Der Ständerat der Schweizerischen Volkspartei (SVP) bezeichnete die Missstände als “offensichtlich”. Er erinnerte daran, dass die Schweizer Delegation ihre Ziele nur teilweise erreicht hatte. So sei die Erfolgsbilanz der Schweiz schlechter als die von Ländern wie beispielsweise Ungarn, Norwegen, Schweden, Griechenland oder Österreich.

“Ich wollte vom Bundesrat wissen, ob der Schweizer Spitzensport in der Weltrangliste zurückgefallen ist. Und ob er Vorschläge hat, wie man diesen Trend nach unten stoppen kann”, sagte Reimann gegenüber swissinfo.

Konkret verlangte Reimann von der Regierung Auskunft in verschiedenen Punkten.

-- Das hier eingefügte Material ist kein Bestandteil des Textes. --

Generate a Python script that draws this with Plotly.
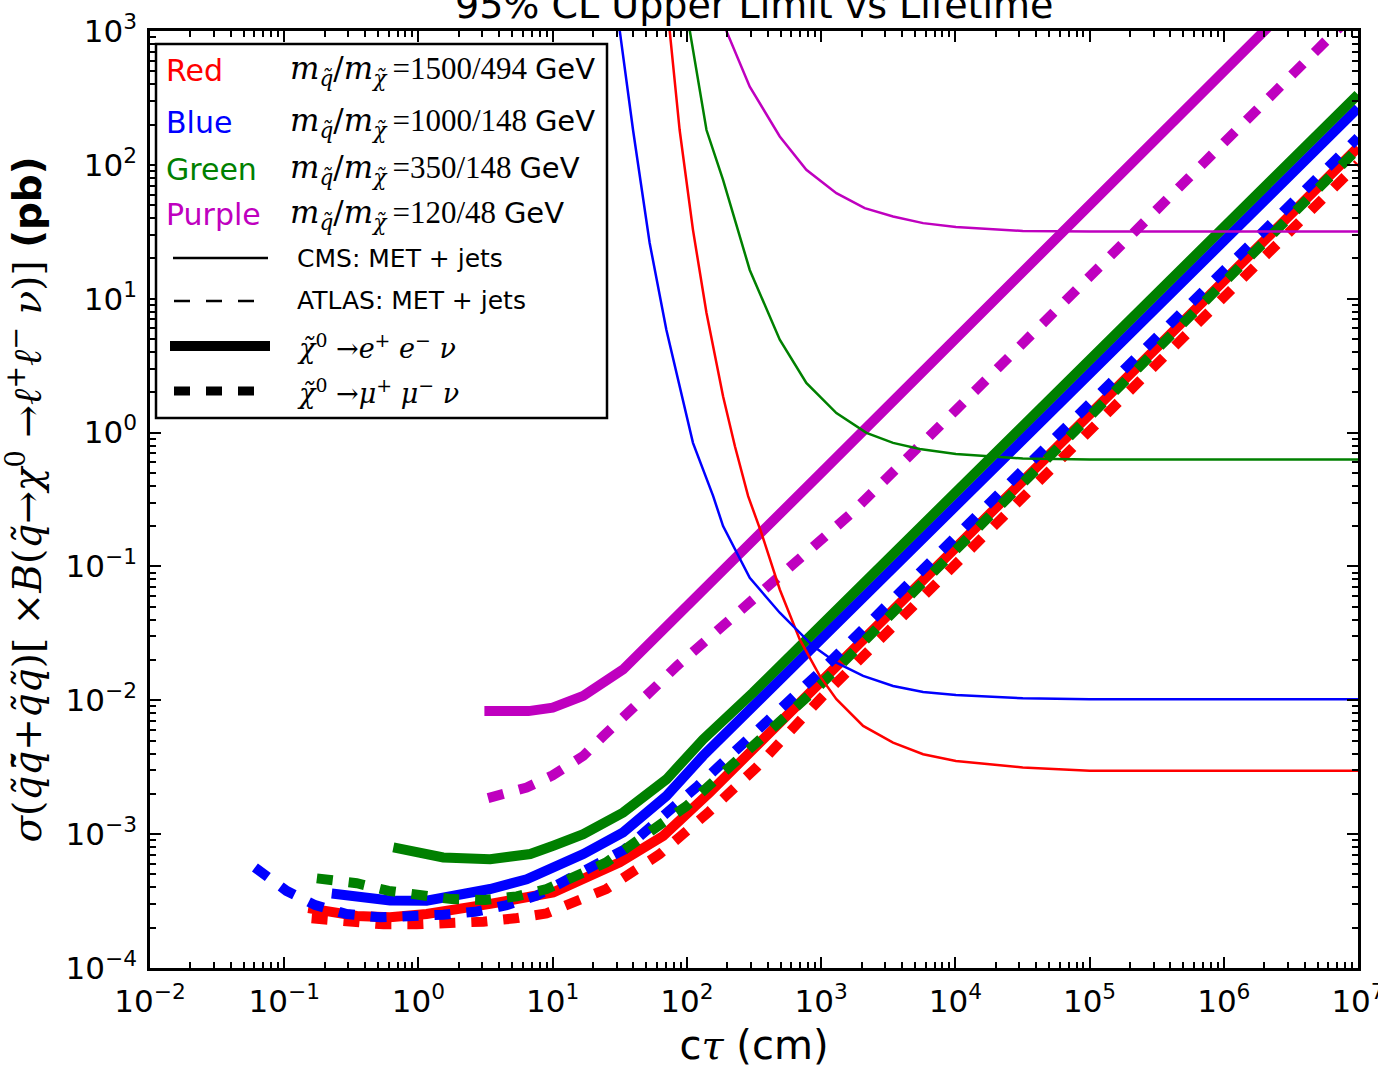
import plotly.graph_objects as go

# ---------------- data (ctau in cm, sigma upper limit in pb) ----------------
# chi0 -> e+ e- nu  (thick solid)
ctau_red_ee = [0.151, 0.347, 0.614, 1.15, 3.42, 10.1, 31.6, 66.5, 148, 311, 1e3, 1e4, 1e5, 1e6, 1e7]
sig_red_ee = [2.8e-4, 2.45e-4, 2.39e-4, 2.53e-4, 3.01e-4, 3.67e-4, 6.15e-4, 9.7e-4, 2.05e-3, 4.3e-3,
              0.0138, 0.138, 1.38, 13.6, 135]

ctau_blue_ee = [0.226, 0.614, 1.15, 3.42, 6.4, 10.1, 16.9, 33.5, 70.5, 132, 300, 1e3, 1e4, 1e5, 1e6, 1e7]
sig_blue_ee = [3.6e-4, 3.2e-4, 3.18e-4, 3.89e-4, 4.6e-4, 5.6e-4, 7.1e-4, 1.03e-3, 1.93e-3, 3.85e-3,
               8.65e-3, 0.0288, 0.282, 2.75, 27, 266]

ctau_green_ee = [0.65, 1.53, 3.42, 6.8, 10.1, 16.9, 33.5, 70.5, 132, 311, 1e3, 1e4, 1e5, 1e6, 1e7]
sig_green_ee = [7.96e-4, 6.7e-4, 6.5e-4, 7.1e-4, 8.2e-4, 1.0e-3, 1.45e-3, 2.57e-3, 5.1e-3, 0.0114,
                0.0363, 0.355, 3.47, 34, 335]

ctau_purple_ee = [3.1, 6.6, 10, 16.9, 33.5, 100, 1e3, 1e4, 1e5, 1e6, 1e7]
sig_purple_ee = [0.0083, 0.0083, 0.0088, 0.0108, 0.017, 0.05, 0.50, 5.0, 50, 500, 5000]

# chi0 -> mu+ mu- nu  (thick dashed)
ctau_red_mm = [0.16, 0.318, 0.548, 0.97, 1.72, 3.05, 5.25, 9.0, 25.1, 62.8, 144, 330, 1e3, 1e4, 1e5, 1e6, 1e7]
sig_red_mm = [2.35e-4, 2.17e-4, 2.12e-4, 2.12e-4, 2.15e-4, 2.22e-4, 2.35e-4, 2.56e-4, 3.89e-4, 7.1e-4,
              1.45e-3, 3.15e-3, 0.0104, 0.105, 1.05, 10.5, 102]

ctau_blue_mm = [0.0605, 0.104, 0.17, 0.292, 0.518, 0.89, 1.53, 2.64, 4.55, 7.6, 10.1, 16.9, 34.4, 121,
                618, 1e3, 1e4, 1e5, 1e6, 1e7]
sig_blue_mm = [5.63e-4, 3.77e-4, 2.95e-4, 2.53e-4, 2.39e-4, 2.43e-4, 2.5e-4, 2.63e-4, 2.95e-4, 3.47e-4,
               4.0e-4, 5.3e-4, 7.7e-4, 2.3e-3, 0.0102, 0.0166, 0.166, 1.66, 16.4, 160]

ctau_green_mm = [0.175, 0.347, 0.6, 1.03, 1.77, 3.13, 5.4, 9.0, 25.1, 99.3, 521, 1e3, 1e4, 1e5, 1e6, 1e7]
sig_green_mm = [4.67e-4, 4.3e-4, 3.77e-4, 3.47e-4, 3.27e-4, 3.22e-4, 3.43e-4, 3.89e-4, 6.15e-4, 1.62e-3,
                7.2e-3, 0.0132, 0.132, 1.32, 13.2, 132]

ctau_purple_mm = [3.3, 6.4, 10, 16.9, 23.8, 37.5, 56, 84, 200, 650, 1640, 1e4, 1e5, 1e6, 1e7]
sig_purple_mm = [1.86e-3, 2.23e-3, 2.75e-3, 3.84e-3, 5.4e-3, 8.1e-3, 0.0121, 0.018, 0.038, 0.108, 0.244,
                 1.46, 14.6, 146, 1460]

# CMS: MET + jets (thin solid)
ctau_red_cms = [67.6, 74.5, 88.3, 111, 140, 186, 228, 286, 359, 492, 693, 977, 1300, 2056, 3436, 5754,
                1.01e4, 3.18e4, 1e5, 1e6, 1e7]
sig_red_cms = [2630, 1000, 182, 32.7, 7.82, 1.87, 0.791, 0.335, 0.178, 0.0673, 0.0285, 0.0152, 0.0102,
               0.00643, 0.00483, 0.00395, 0.00352, 0.00315, 0.00297, 0.00297, 0.00297]

ctau_blue_cms = [28.2, 31.6, 39.7, 52.8, 70.3, 111, 157, 186, 294, 492, 871, 1300, 2056, 3436, 5754,
                 1.01e4, 3.18e4, 1e5, 1e6, 1e7]
sig_blue_cms = [2360, 1000, 182, 26.1, 5.87, 0.838, 0.335, 0.2, 0.0822, 0.0451, 0.0254, 0.0191, 0.0152,
                0.0128, 0.01153, 0.01096, 0.01035, 0.01016, 0.01016, 0.01016]

ctau_green_cms = [93.3, 105, 140, 186, 294, 492, 776, 1300, 2178, 3436, 5433, 1.01e4, 3.18e4, 1e5, 1e6, 1e7]
sig_green_cms = [2040, 1000, 182, 77.3, 16.4, 4.94, 2.35, 1.40, 0.995, 0.838, 0.755, 0.692, 0.64, 0.63,
                 0.63, 0.63]

ctau_purple_cms = [158, 197, 294, 492, 776, 1300, 2113, 3436, 5754, 1.01e4, 3.18e4, 1e5, 1e6, 1e7]
sig_purple_cms = [1660, 1000, 384, 163, 91.8, 61.5, 47.5, 41.1, 36.7, 34.3, 32.1, 31.8, 31.8, 31.8]

# tick labels
x_exponents = [-2, -1, 0, 1, 2, 3, 4, 5, 6, 7]
y_exponents = [-4, -3, -2, -1, 0, 1, 2, 3]

# legend texts
mass_names = ["Red", "Blue", "Green", "Purple"]
mass_points = ["1500/494", "1000/148", "350/148", "120/48"]

# ---------------- style ----------------
RED, BLUE, GREEN, PURPLE = "#FF0000", "#0000FF", "#008000", "#BF00BF"
name_colors = [RED, BLUE, GREEN, PURPLE]
THICK, THIN = 10, 2.5
DASH = "16px,16px"
SANS = "DejaVu Sans"
SERIF = "Liberation Serif"
DSERIF = "DejaVu Serif"

fig = go.Figure()

def add(x, y, color, width, dash, name):
    fig.add_trace(go.Scatter(x=x, y=y, mode="lines", name=name, showlegend=False,
                             line=dict(color=color, width=width, dash=dash)))

add(ctau_red_ee, sig_red_ee, RED, THICK, "solid", "Red e+e- nu")
add(ctau_blue_ee, sig_blue_ee, BLUE, THICK, "solid", "Blue e+e- nu")
add(ctau_green_ee, sig_green_ee, GREEN, THICK, "solid", "Green e+e- nu")
add(ctau_purple_ee, sig_purple_ee, PURPLE, THICK, "solid", "Purple e+e- nu")
add(ctau_red_mm, sig_red_mm, RED, THICK, DASH, "Red mu+mu- nu")
add(ctau_blue_mm, sig_blue_mm, BLUE, THICK, DASH, "Blue mu+mu- nu")
add(ctau_green_mm, sig_green_mm, GREEN, THICK, DASH, "Green mu+mu- nu")
add(ctau_purple_mm, sig_purple_mm, PURPLE, THICK, DASH, "Purple mu+mu- nu")
add(ctau_red_cms, sig_red_cms, RED, THIN, "solid", "Red CMS")
add(ctau_blue_cms, sig_blue_cms, BLUE, THIN, "solid", "Blue CMS")
add(ctau_green_cms, sig_green_cms, GREEN, THIN, "solid", "Green CMS")
add(ctau_purple_cms, sig_purple_cms, PURPLE, THIN, "solid", "Purple CMS")


def pow_label(e):
    return "10<sup>" + ("\u2212" + str(-e) if e < 0 else str(e)) + "</sup>"


def minor_vals(lo, hi):
    return [m * 10.0 ** e for e in range(lo, hi) for m in range(2, 10)]


axis_common = dict(
    type="log", showgrid=False, zeroline=False, showline=True, linewidth=2.5, linecolor="black",
    mirror="allticks", ticks="inside", ticklen=11, tickwidth=1.5, tickcolor="black",
    tickfont=dict(family=SANS, size=31, color="black"), ticklabeloverflow="allow",
    automargin=False,
)

fig.update_layout(
    width=1378, height=1069,
    margin=dict(l=150, r=20, t=31, b=101, autoexpand=False),
    paper_bgcolor="white", plot_bgcolor="white",
    xaxis=dict(
        **axis_common,
        range=[-2, 7],
        tickmode="array",
        tickvals=[10.0 ** e for e in x_exponents],
        ticktext=[pow_label(e) for e in x_exponents],
        minor=dict(tickmode="array", tickvals=minor_vals(-2, 7), ticks="inside", ticklen=6,
                   tickwidth=1.5, tickcolor="black", showgrid=False),
        ticklabelstandoff=4,
        title=dict(text="c<span style='font-family:DejaVu Serif'><i>\u03c4</i></span> (cm)",
                   font=dict(family=SANS, size=40, color="black"), standoff=14),
    ),
    yaxis=dict(
        **axis_common,
        range=[-4, 3],
        tickmode="array",
        tickvals=[10.0 ** e for e in y_exponents],
        ticktext=[pow_label(e) for e in y_exponents],
        minor=dict(tickmode="array", tickvals=minor_vals(-4, 3), ticks="inside", ticklen=6,
                   tickwidth=1.5, tickcolor="black", showgrid=False),
        ticklabelstandoff=4,
        title=dict(
            text=("<i>\u03c3</i>(<i>q\u0303q\u0303\u0304</i>+<i>q\u0303q\u0303</i>)"
                  "[ \u00d7<i>B</i>(<i>q\u0303</i>\u2192<i>\u03c7</i><sup>0</sup> \u2192"
                  "<i>\u2113</i><sup>+</sup><i>\u2113</i><sup>\u2212</sup> <i>\u03bd</i>)] "
                  "<span style='font-family:DejaVu Sans'><b>(pb)</b></span>"),
            font=dict(family=DSERIF, size=39, color="black"), standoff=12),
    ),
)

# title (partly cut off at the top, as in the reference)
fig.add_annotation(text="95% CL Upper Limit vs Lifetime", xref="paper", yref="paper", x=0.5, y=1,
                   xanchor="center", yanchor="bottom", yshift=2, showarrow=False,
                   font=dict(family=SANS, size=38, color="black"))


# ---------------- legend (drawn as a box) ----------------
def fx(px):
    return (px - 150) / 1208.0


def fy(py):
    return (968 - py) / 937.0


fig.add_shape(type="rect", xref="paper", yref="paper", x0=fx(156), x1=fx(607), y0=fy(418), y1=fy(44),
              line=dict(color="black", width=2.5), fillcolor="white", layer="above")

row_y = [71, 122, 170, 215]
for name, col, mp, ry in zip(mass_names, name_colors, mass_points, row_y):
    fig.add_annotation(text=name, xref="paper", yref="paper", x=fx(164), y=fy(ry), xanchor="left",
                       yanchor="middle", showarrow=False, font=dict(family=SANS, size=30, color=col))
    fig.add_annotation(
        text=("<span style='font-family:DejaVu Serif'><i>m</i><sub><i>q\u0303</i></sub>/"
              "<i>m</i><sub><i>\u03c7\u0303</i></sub></span>\u2009=" + mp +
              " <span style='font-family:DejaVu Sans;font-size:29px'>GeV</span>"),
        xref="paper", yref="paper", x=fx(288), y=fy(ry), xanchor="left", yanchor="middle",
        showarrow=False, font=dict(family=SERIF, size=31, color="black"))

style_rows = [
    (258, THIN, "solid", 173, 268, "CMS: MET + jets", SANS, 25),
    (301, THIN, DASH, 174, 257, "ATLAS: MET + jets", SANS, 25),
    (346, 10, "solid", 170, 270,
     "<i>\u03c7\u0303</i><sup>0</sup> \u2192<i>e</i><sup>+</sup> <i>e</i><sup>\u2212</sup> <i>\u03bd</i>",
     DSERIF, 27),
    (391, 9, DASH, 174, 257,
     "<i>\u03c7\u0303</i><sup>0</sup> \u2192<i>\u03bc</i><sup>+</sup> <i>\u03bc</i><sup>\u2212</sup> <i>\u03bd</i>",
     DSERIF, 27),
]
for ry, w, d, x0, x1, label, fam, fs in style_rows:
    fig.add_shape(type="line", xref="paper", yref="paper", x0=fx(x0), x1=fx(x1), y0=fy(ry), y1=fy(ry),
                  line=dict(color="black", width=w, dash=d), layer="above")
    fig.add_annotation(text=label, xref="paper", yref="paper", x=fx(295), y=fy(ry), xanchor="left",
                       yanchor="middle", showarrow=False, font=dict(family=fam, size=fs, color="black"))

fig.write_html("out.html", config={"displayModeBar": False},
               post_script="document.body.style.margin='0px';")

So beispielsweise zur Frage, ob die Sparpolitik des Bundes bei der Förderung des Jugendsportes die künftige Erfolgsbilanz des Spitzensportes noch weiter beeinträchtigen könnte.

Bundesrat gibt Ball weiter

Reimann hat die Antwort des Bundesrates letzte Woche erhalten. Die Regierung betonte die zunehmende gesellschaftliche Bedeutung des Sports, die “sicher einen nicht zu unterschätzenden Einfluss auf das Image eines Landes” habe.

Doch sie erinnerte daran: “Spitzensportliche Erfolge stehen gemäss aktuellem gesellschaftlichem Verständnis in der Schweiz nicht primär in der Verantwortung des Staates, sondern der nationalen Sportverbände.”

Der Bundesrat sei daher gewillt, die im sportpolitischen Konzept für 2003 bis 2006 vorgesehenen Förderungsmassnahmen weiterhin zu unterstützen.

“Ich bin weitgehend zufrieden mit der Antwort des Bundesrats”, erklärte Reimann. “Er sprach sich ganz klar für verstärkte Nachwuchsförderung und Beihilfe zu nationalen Sportstätten aus. Und das alles mit den bestehenden Mitteln.”

Für Sportminister Samuel Schmid, der sich am letzten Wochenende anlässlich des traditionellen “Magglinger-Tages” äusserte, ist das seit zwei Jahren umgesetzte Sportkonzept des Bundesrates auf gutem Weg.

Zusammen mit dem Dachverband Swiss Olympic, der Eidgenössischen Sportkommission, den Kantonen und der Schweizer Sporthilfe sei es gelungen, klare Ziele gemeinsam anzustreben, die Kräfte zu bündeln und damit Synergien zu schaffen.

Strukturwechsel?

Doch geht dieses Konzept wirklich weiter, als nur die Anzahl der “Bewegungsmuffel” in der Schweiz zu reduzieren? Genügen die 10 Mio. Franken pro Jahr, um 5000 sportliche Hoffnungsträgerinnen und –träger in den geplanten Talentschmieden auszubilden?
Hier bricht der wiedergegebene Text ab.